Healthcare Chatbot for Sensitive Topics

ArtSci Lab · User Researcher & Designer · 2018

A chatbot for sexual health and other taboo topics, where the real design problem wasn't speed or accuracy. It was whether anyone would trust it enough to ask the question at all.

  • Usability testing
  • Contextual inquiry
  • Interaction design
01Context

Some questions are easier to type than to say out loud

Chatbots were becoming a normal customer-service pattern, which raised a more specific question: could one make sensitive health information (sexual health, and other topics people are uncomfortable raising with another person) more accessible, without feeling impersonal or unsafe at the exact moment that mattered most?

02Method

Testing trust alongside usability

Working solo on both research and design, I tested chat-based interaction with 5 UT Dallas students who’d never used a chat interface before, split across mobile and desktop, covering both human-staffed and bot-driven customer-service scenarios. I followed that with contextual inquiry on low-fidelity wireframes, then iterated toward high-fidelity designs myself based on what came out of those sessions, treating the sessions as a trust audit as much as a usability check.

03Findings

Speed won people over. Empathy is what they judged it on.

People saw clear value in a bot’s speed, but consistently rated it as less empathetic than a human, and that gap mattered more given the subject matter. It also varied a lot by who was asking: teenagers, pre-teens, men, and women each carried distinct comfort thresholds and privacy expectations around the same set of topics.

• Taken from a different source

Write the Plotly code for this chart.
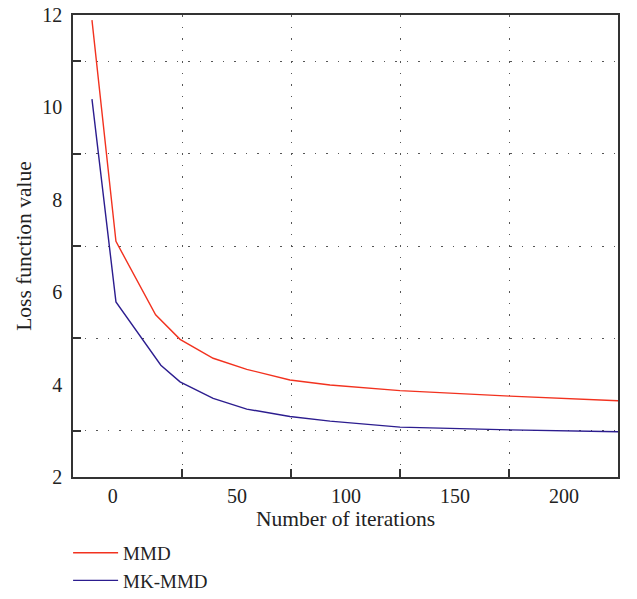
import plotly.graph_objects as go

# Data (x in the chart's own axis frame)
mmd_x = [-16.5, -5.5, 12.7, 23.9, 39.1, 54.5, 74.3, 92.7, 124.8, 175.2, 224.8]
mmd_y = [11.89, 7.10, 5.51, 4.98, 4.57, 4.33, 4.10, 3.99, 3.87, 3.75, 3.65]
mkmmd_x = [-16.5, -5.5, 15.1, 23.9, 39.1, 54.5, 74.3, 92.7, 124.8, 175.2, 224.8]
mkmmd_y = [10.18, 5.79, 4.42, 4.06, 3.70, 3.47, 3.31, 3.21, 3.08, 3.02, 2.98]

x_tick_vals = [-7, 50, 100, 150, 200]
x_tick_text = ["0", "50", "100", "150", "200"]
x_grid_vals = [25, 75, 125, 175]
y_tick_vals = [2, 4, 6, 8, 10, 12]
y_grid_vals = [3, 5, 7, 9, 11]

FONT = "Liberation Serif"
AX = "#333333"
GRID = "#555555"

fig = go.Figure()
fig.add_trace(go.Scatter(x=mmd_x, y=mmd_y, mode="lines", name="MMD",
                         line=dict(color="#f2321f", width=1.4)))
fig.add_trace(go.Scatter(x=mkmmd_x, y=mkmmd_y, mode="lines", name="MK-MMD",
                         line=dict(color="#2c1d8f", width=1.4)))

fig.update_layout(
    template="none",
    width=637, height=599,
    margin=dict(l=73, r=19, t=15, b=122, autoexpand=False),
    paper_bgcolor="white", plot_bgcolor="white",
    font=dict(family=FONT, size=20, color="#222222"),
    showlegend=True,
    legend=dict(x=-0.009, y=-0.123, xanchor="left", yanchor="top",
                orientation="v", itemwidth=45,
                font=dict(family=FONT, size=19, color="#222222"),
                bgcolor="rgba(0,0,0,0)", tracegroupgap=0),
    xaxis=dict(
        automargin=False,
        range=[-25.2, 224.8], tickmode="array", tickvals=x_tick_vals, ticktext=x_tick_text,
        ticks="", showgrid=False, zeroline=False,
        showline=True, linecolor=AX, linewidth=1.5, mirror=True,
        title=dict(text="Number of iterations", standoff=4, font=dict(size=21.5)),
        tickfont=dict(size=20),
        minor=dict(tickmode="array", tickvals=x_grid_vals, showgrid=True,
                   gridcolor=GRID, gridwidth=1.2, griddash="1.5px,10px",
                   ticks="inside", ticklen=8, tickwidth=1.5, tickcolor=AX),
    ),
    yaxis=dict(
        automargin=False,
        range=[2, 12], tickmode="array", tickvals=y_tick_vals,
        ticks="", showgrid=False, zeroline=False, ticklabelstandoff=5,
        showline=True, linecolor=AX, linewidth=1.5, mirror=True,
        title=dict(text="Loss function value", standoff=5, font=dict(size=21.5)),
        tickfont=dict(size=20),
        minor=dict(tickmode="array", tickvals=y_grid_vals, showgrid=True,
                   gridcolor=GRID, gridwidth=1.2, griddash="1.5px,10px",
                   ticks="inside", ticklen=8, tickwidth=1.5, tickcolor=AX),
    ),
)

fig.write_html("out.html",
               config={"displayModeBar": False},
               post_script="document.body.style.margin='0';document.body.style.overflow='hidden';")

"I would know from his behavior if he cares; if I am interacting with a bot I don't know if it's going to take my problem seriously or not." Participant
04Outcome

Designing for privacy first, with a human always one step away

The design combined guided button/carousel input with free-text input for anything the script didn’t anticipate, and was built privacy-first throughout. That resolved into a short set of working rules:

  1. 01
    Be upfront it's a bot.

    No pretending otherwise, especially given the subject matter.

  2. 02
    Don't overpromise the script.

    A decision tree shouldn't claim to handle more than it actually can.

  3. 03
    Let people show it, too.

    Emoji let people express discomfort they might not want to type out directly.

  4. 04
    Always leave an escape hatch.

    A real person, one step away, at any point in the flow.